Let $(\xi_t)_{t \geq 0}$ be random variables (not necessarily independent) defined on a probability space such that $\xi_t \sim N(0, t)$. Is it necessarily true that $\xi_t \rightarrow 0$ almost surely as $t \rightarrow 0$?
I want to know that because I am trying to convince myself of continuity at 0 of time inverted Brownian motion, so please don't rely on properties of Brownian motion when answering this question.
Thanks in advance.
Edit: I am happy that they must converge in distribution to 0 and therefore in probability (since 0 is constant). I don't know if this helps.

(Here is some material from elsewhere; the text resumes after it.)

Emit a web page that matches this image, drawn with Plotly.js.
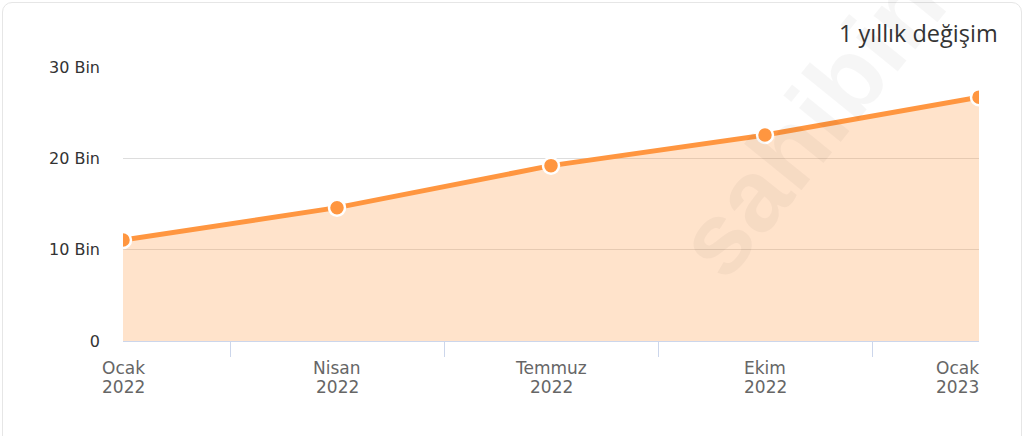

Not without more assumptions.
Suppose the random variables were all independent. Fix $N > 0$ and choose countably many distinct times $t_n \in [1/N, 2/N]$. Then for each $\xi_{t_n}$, we have $$P(\xi_{t_n} > 50) = 1 - \Phi(50/\sqrt{t_n}) \ge 1-\Phi(50 \sqrt{N})$$ where $\Phi$ is the standard normal cdf. By the Borel zero-one law, almost surely, there are infinitely many $t_k \in [1/N, 2/N]$ with $\xi_{t_k} > 50$. This is true for every $N$, so we have shown that $\limsup_{t \to 0} \xi_t \ge 50$ almost surely. Indeed, you could similarly show that $\limsup_{t \to 0} \xi_t = +\infty$ and $\limsup_{t \to 0} \xi_t = -\infty$.

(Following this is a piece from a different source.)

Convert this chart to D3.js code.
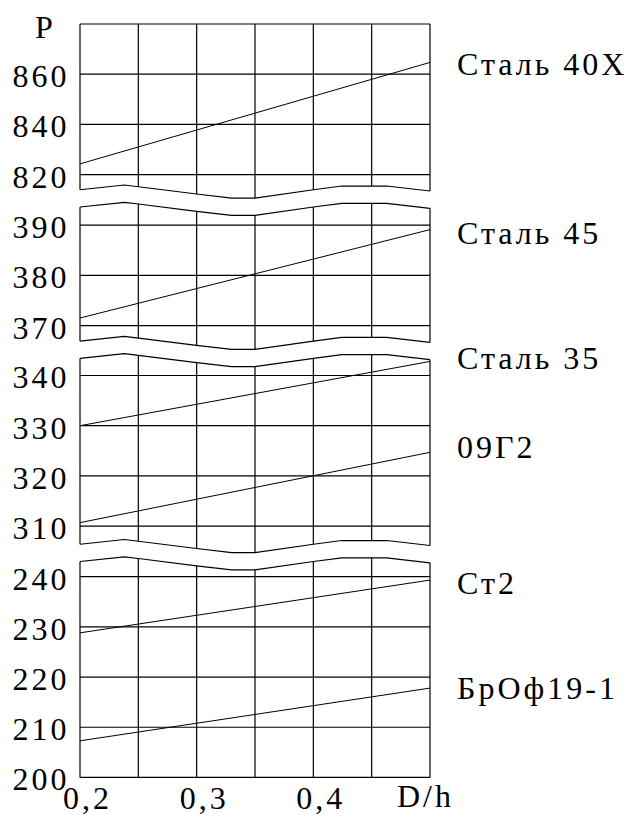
<!DOCTYPE html>
<html>
<head>
<meta charset="utf-8">
<script src="https://cdn.jsdelivr.net/npm/d3@7/dist/d3.min.js"></script>
<style>
  body { margin: 0; background: #fff; }
</style>
</head>
<body>
<div id="chart"></div>
<script>
// D/h where the lines were read (ends of the lines)
var xValues = [0.2, 0.5];
var xTicks = [0.2, 0.3, 0.4];

var names = ["Сталь 40Х", "Сталь 45", "Сталь 35", "09Г2", "Ст2", "БрОф19-1"];
var seriesPanel = [0, 1, 2, 2, 3, 3];
var values = [
  [824.3, 864.7],
  [371.5, 389.1],
  [330.0, 342.8],
  [310.7, 324.7],
  [228.8, 239.3],
  [207.3, 217.8]
];

// the P axis is cut into four pieces
var panelLo = [814, 366.9, 306.4, 200];
var panelHi = [880, 393.6, 343.4, 243];
var panelStep = [20, 10, 10, 10];
var panelTicks = [[820, 840, 860], [370, 380, 390], [310, 320, 330, 340], [200, 210, 220, 230, 240]];

var w = 634, h = 815;
var left = 80, right = 430, plotTop = 24;
var rowH = 50.22, gap = 17.3;
var labelNudge = [0.5, 2, -4, -6.5, 2, -1];

var svg = d3.select('#chart').append('svg')
    .attr('width', w)
    .attr('height', h);

// every text goes through here; the wide spacing is done with a dx list
var addText = function(str, x, y) {
  str = String(str);
  var dx = str.split('').map(function(c, i) { return i == 0 ? 0 : 3; }).join(' ');
  return svg.append('text')
    .style('font-family', "'Liberation Serif'")
    .style('font-size', '32px')
    .attr('fill', '#000')
    .attr('x', x)
    .attr('y', y)
    .attr('dx', dx)
    .text(str);
};

var xscale = d3.scaleLinear().domain([0.2, 0.5]).range([left, right]);

// wave used to show the break of the axis
var wave = d3.scaleLinear()
    .domain([0, 0.127, 0.167, 0.333, 0.433, 0.5, 0.667, 0.748, 0.876, 1])
    .range([0, -4.7, -3, 4.3, 8.3, 8.3, 0, -3.7, -3.7, 1.3]);
var waveAt = function(base, x) { return base + wave((x - left) / (right - left)); };

// build a y scale for every panel
var panels = [];
var y0 = plotTop;
panelLo.forEach(function(lo, i) {
  var ppu = rowH / panelStep[i];
  var ph = (panelHi[i] - lo) * ppu;
  panels.push({
    y: d3.scaleLinear().domain([lo, panelHi[i]]).range([y0 + ph, y0]),
    top: y0, bottom: y0 + ph,
    wavyTop: i > 0, wavyBottom: i < panelLo.length - 1
  });
  y0 += ph + gap;
});

var gridX = d3.range(0.2, 0.5001, 0.05);
var waveXs = wave.domain().map(function(t) { return left + t * (right - left); });
var line = d3.line().x(function(d) { return d[0]; }).y(function(d) { return d[1]; });

var g = svg.append('g')
    .attr('fill', 'none')
    .attr('stroke', '#000')
    .attr('stroke-width', 1.2);

panels.forEach(function(p, i) {
  var topAt = function(x) { return p.wavyTop ? waveAt(p.top, x) : p.top; };
  var botAt = function(x) { return p.wavyBottom ? waveAt(p.bottom, x) : p.bottom; };

  // vertical grid lines, ending at the waves
  g.selectAll('line.v' + i)
    .data(gridX)
    .enter()
    .append('line')
      .attr('class', 'v' + i)
      .attr('x1', function(d) { return xscale(d); })
      .attr('x2', function(d) { return xscale(d); })
      .attr('y1', function(d) { return topAt(xscale(d)); })
      .attr('y2', function(d) { return botAt(xscale(d)); });

  // horizontal grid lines
  var hs = panelTicks[i].slice();
  if (i == 0) hs.push(panelHi[0]);
  g.selectAll('line.h' + i)
    .data(hs)
    .enter()
    .append('line')
      .attr('class', 'h' + i)
      .attr('x1', left)
      .attr('x2', right)
      .attr('y1', function(d) { return p.y(d); })
      .attr('y2', function(d) { return p.y(d); });

  if (p.wavyTop)
    g.append('path').attr('d', line(waveXs.map(function(x) { return [x, topAt(x)]; })));
  if (p.wavyBottom)
    g.append('path').attr('d', line(waveXs.map(function(x) { return [x, botAt(x)]; })));

  // tick labels
  panelTicks[i].forEach(function(d) {
    addText(d, 12.5, p.y(d) + 13);
  });
});

// data lines
var sl = d3.line()
    .x(function(d, i) { return xscale(xValues[i]); });
values.forEach(function(vals, s) {
  var p = panels[seriesPanel[s]];
  g.append('path')
    .attr('stroke-width', 1)
    .attr('d', sl.y(function(d) { return p.y(d); })(vals));
  addText(names[s], 457, p.y(vals[vals.length - 1]) + 12 + labelNudge[s]);
});

// x axis labels
xTicks.forEach(function(d) {
  addText(String(d).replace('.', ','), xscale(d) - 17, 809);
});

addText('D/h', 397, 807);
addText('P', 35, 38);
</script>
</body>
</html>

To prove that time inverted Brownian motion is continuous at 0, you are going to have to use not only the one-dimensional distributions of the random variables $B_t$, but also their joint distributions, as well as the fact that they depend continuously on $t$.
To see that the latter will be needed, let $W_t$ be a Brownian motion, and suppose $U_n$ is an iid sequence of $U(0,1)$ random variables on the same probability space, independent of $W$. Set $$\xi_t(\omega) = \begin{cases} 50, & t = U_n(\omega) \text{ for some $n$} \\ W_t(\omega), & \text{otherwise.} \end{cases}$$ For any finite set $\{t_1, \dots, t_k\}$, there is zero probability that any of the $t_i$ equal any of the $U_n$, so we have $P(\xi_{t_1} = W_{t_1}, \dots, \xi_{t_k} = W_{t_k}) = 1$; that is, $\xi$ is a modification of the Brownian motion $W$. In particular $(\xi_{t_1}, \dots, \xi_{t_k})$ has the same joint distribution as $(W_{t_1}, \dots, W_{t_k})$. However, it is also true that almost surely, the set $\{U_n(\omega)\}$ is dense in $[0,1]$ and in particular has 0 as an accumulation point, so $\limsup_{t \to 0} \xi_t = 50$ almost surely.